## Work instructions
Read the records and gather each line that includes "Clone".

## Code that draws figures
»»

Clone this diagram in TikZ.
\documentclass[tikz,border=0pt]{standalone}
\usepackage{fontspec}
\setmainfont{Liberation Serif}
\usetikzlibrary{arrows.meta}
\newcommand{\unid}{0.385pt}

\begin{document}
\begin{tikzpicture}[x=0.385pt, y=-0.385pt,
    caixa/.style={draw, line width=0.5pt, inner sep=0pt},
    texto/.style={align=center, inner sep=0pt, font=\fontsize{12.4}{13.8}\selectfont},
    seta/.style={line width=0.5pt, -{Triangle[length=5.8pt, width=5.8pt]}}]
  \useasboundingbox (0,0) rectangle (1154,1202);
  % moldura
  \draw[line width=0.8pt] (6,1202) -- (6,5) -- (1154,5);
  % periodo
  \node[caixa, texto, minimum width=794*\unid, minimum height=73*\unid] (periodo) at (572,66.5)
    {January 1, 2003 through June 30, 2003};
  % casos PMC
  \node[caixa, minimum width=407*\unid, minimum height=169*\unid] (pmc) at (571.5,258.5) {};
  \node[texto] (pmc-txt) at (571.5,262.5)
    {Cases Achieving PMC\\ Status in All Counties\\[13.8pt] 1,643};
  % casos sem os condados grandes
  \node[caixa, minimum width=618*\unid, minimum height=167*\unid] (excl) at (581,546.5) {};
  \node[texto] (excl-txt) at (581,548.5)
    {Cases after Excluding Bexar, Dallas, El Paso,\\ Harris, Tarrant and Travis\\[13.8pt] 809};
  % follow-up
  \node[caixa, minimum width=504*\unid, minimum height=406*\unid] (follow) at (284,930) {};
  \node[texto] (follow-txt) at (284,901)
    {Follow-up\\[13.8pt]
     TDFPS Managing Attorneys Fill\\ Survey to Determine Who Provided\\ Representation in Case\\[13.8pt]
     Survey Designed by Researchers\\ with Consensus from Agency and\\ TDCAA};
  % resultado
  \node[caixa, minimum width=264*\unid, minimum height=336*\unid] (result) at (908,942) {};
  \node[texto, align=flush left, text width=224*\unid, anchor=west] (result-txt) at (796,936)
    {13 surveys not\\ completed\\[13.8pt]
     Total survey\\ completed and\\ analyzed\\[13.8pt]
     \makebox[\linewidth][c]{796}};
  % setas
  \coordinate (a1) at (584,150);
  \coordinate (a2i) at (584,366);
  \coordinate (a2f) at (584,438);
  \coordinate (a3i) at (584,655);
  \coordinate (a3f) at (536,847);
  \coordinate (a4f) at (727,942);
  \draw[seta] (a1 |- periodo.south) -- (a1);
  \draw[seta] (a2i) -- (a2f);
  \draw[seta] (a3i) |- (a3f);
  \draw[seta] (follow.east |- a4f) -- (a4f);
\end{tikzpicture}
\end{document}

««
»»

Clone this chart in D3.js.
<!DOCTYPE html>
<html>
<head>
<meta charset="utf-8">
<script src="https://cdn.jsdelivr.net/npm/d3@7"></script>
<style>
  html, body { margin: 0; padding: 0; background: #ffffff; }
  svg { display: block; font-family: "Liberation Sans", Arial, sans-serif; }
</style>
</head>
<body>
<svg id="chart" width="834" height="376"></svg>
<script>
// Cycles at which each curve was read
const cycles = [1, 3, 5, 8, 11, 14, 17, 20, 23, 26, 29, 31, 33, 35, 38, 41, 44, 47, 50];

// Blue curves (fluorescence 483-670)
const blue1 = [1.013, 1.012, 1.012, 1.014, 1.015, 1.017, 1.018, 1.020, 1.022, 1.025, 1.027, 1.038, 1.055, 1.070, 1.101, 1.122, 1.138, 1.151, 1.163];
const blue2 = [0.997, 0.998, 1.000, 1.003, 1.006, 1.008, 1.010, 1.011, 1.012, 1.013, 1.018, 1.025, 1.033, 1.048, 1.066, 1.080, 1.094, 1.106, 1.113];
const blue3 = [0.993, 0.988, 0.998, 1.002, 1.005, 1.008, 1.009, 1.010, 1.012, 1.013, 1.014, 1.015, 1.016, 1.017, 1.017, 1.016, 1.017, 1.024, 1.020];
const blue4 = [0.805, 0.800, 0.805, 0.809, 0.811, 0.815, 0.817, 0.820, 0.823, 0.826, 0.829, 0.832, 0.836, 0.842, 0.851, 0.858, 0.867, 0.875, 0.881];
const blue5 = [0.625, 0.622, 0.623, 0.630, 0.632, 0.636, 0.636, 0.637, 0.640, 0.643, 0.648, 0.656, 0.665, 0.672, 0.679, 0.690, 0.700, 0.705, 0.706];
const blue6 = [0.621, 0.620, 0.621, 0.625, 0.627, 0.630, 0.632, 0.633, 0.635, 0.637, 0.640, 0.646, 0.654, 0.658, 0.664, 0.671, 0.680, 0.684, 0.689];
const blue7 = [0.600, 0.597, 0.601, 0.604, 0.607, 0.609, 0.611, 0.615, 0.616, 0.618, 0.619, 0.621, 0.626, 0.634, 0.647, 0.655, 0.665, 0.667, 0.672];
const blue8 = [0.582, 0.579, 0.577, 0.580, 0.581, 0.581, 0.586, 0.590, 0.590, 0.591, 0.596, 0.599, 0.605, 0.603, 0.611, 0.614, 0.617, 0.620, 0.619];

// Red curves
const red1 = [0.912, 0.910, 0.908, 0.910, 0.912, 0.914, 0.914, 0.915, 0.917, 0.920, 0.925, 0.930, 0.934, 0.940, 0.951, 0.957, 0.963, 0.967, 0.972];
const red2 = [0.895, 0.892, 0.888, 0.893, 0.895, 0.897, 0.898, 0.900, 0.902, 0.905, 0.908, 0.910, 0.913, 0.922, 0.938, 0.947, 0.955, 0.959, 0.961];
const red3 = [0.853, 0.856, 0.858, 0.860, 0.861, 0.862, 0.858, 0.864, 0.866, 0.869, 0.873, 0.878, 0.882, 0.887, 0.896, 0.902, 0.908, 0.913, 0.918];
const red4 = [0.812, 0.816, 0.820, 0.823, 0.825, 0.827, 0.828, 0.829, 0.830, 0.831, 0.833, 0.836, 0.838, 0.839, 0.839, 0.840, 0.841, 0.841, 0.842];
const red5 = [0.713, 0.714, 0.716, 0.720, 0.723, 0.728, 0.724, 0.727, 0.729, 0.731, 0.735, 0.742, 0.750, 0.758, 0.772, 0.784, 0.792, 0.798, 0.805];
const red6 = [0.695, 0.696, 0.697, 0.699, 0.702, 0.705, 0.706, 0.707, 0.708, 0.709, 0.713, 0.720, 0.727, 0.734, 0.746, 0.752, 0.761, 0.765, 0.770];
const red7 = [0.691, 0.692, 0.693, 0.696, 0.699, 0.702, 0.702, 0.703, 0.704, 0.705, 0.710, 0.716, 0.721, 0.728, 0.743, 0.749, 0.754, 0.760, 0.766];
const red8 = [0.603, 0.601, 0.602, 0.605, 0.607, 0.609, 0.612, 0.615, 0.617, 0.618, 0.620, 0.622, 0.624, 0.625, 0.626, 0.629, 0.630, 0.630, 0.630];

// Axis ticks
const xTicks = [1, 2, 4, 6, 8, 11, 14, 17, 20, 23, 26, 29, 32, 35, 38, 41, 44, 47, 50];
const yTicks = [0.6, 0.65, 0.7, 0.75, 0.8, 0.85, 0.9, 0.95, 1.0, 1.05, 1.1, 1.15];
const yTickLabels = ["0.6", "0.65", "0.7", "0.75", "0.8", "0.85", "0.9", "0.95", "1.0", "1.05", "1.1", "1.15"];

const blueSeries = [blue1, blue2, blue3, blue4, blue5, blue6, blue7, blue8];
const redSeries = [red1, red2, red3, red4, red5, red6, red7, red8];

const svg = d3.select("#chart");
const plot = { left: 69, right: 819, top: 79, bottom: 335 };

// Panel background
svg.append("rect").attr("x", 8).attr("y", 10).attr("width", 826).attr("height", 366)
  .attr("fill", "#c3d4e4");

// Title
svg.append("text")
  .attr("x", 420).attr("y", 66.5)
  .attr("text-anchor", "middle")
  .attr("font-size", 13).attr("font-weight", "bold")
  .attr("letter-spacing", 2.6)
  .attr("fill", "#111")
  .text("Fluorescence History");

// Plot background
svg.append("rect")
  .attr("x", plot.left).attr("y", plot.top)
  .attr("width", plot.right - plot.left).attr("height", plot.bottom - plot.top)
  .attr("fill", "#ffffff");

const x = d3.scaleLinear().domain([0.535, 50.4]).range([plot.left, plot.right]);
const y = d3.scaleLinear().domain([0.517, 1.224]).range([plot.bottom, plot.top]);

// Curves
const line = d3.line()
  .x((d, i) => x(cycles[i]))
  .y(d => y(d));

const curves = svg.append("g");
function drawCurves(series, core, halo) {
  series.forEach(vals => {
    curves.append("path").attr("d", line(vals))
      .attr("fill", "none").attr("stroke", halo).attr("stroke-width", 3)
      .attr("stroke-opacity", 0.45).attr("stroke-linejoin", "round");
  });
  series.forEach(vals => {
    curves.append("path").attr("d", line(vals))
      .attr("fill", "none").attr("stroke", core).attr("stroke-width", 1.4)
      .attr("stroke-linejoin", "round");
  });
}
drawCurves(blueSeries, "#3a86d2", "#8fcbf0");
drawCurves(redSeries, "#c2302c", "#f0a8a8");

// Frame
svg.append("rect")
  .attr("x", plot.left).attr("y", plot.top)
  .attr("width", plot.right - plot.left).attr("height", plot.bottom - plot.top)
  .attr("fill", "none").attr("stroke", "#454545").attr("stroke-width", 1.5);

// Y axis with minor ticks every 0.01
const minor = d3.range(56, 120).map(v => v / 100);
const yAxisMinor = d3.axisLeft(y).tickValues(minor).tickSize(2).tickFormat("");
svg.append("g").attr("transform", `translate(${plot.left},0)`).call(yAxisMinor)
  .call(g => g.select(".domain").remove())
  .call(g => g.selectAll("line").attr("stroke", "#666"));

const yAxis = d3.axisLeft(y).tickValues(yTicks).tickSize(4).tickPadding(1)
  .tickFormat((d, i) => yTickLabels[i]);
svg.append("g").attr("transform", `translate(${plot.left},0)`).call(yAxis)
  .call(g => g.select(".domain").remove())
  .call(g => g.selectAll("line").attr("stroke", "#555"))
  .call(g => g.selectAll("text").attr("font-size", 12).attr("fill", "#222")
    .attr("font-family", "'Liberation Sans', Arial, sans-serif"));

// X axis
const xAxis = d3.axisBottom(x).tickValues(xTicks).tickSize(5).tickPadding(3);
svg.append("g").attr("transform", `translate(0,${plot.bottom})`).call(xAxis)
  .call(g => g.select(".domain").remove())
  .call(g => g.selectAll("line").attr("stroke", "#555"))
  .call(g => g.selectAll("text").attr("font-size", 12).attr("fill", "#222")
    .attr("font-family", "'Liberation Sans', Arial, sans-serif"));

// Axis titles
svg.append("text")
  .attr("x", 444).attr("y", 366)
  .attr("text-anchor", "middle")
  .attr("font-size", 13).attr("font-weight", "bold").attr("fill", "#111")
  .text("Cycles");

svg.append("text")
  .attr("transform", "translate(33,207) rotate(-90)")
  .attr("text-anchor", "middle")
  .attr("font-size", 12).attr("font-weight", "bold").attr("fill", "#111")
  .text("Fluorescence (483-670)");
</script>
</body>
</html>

««

## Result
Clone this diagram in TikZ.
Clone this chart in D3.js.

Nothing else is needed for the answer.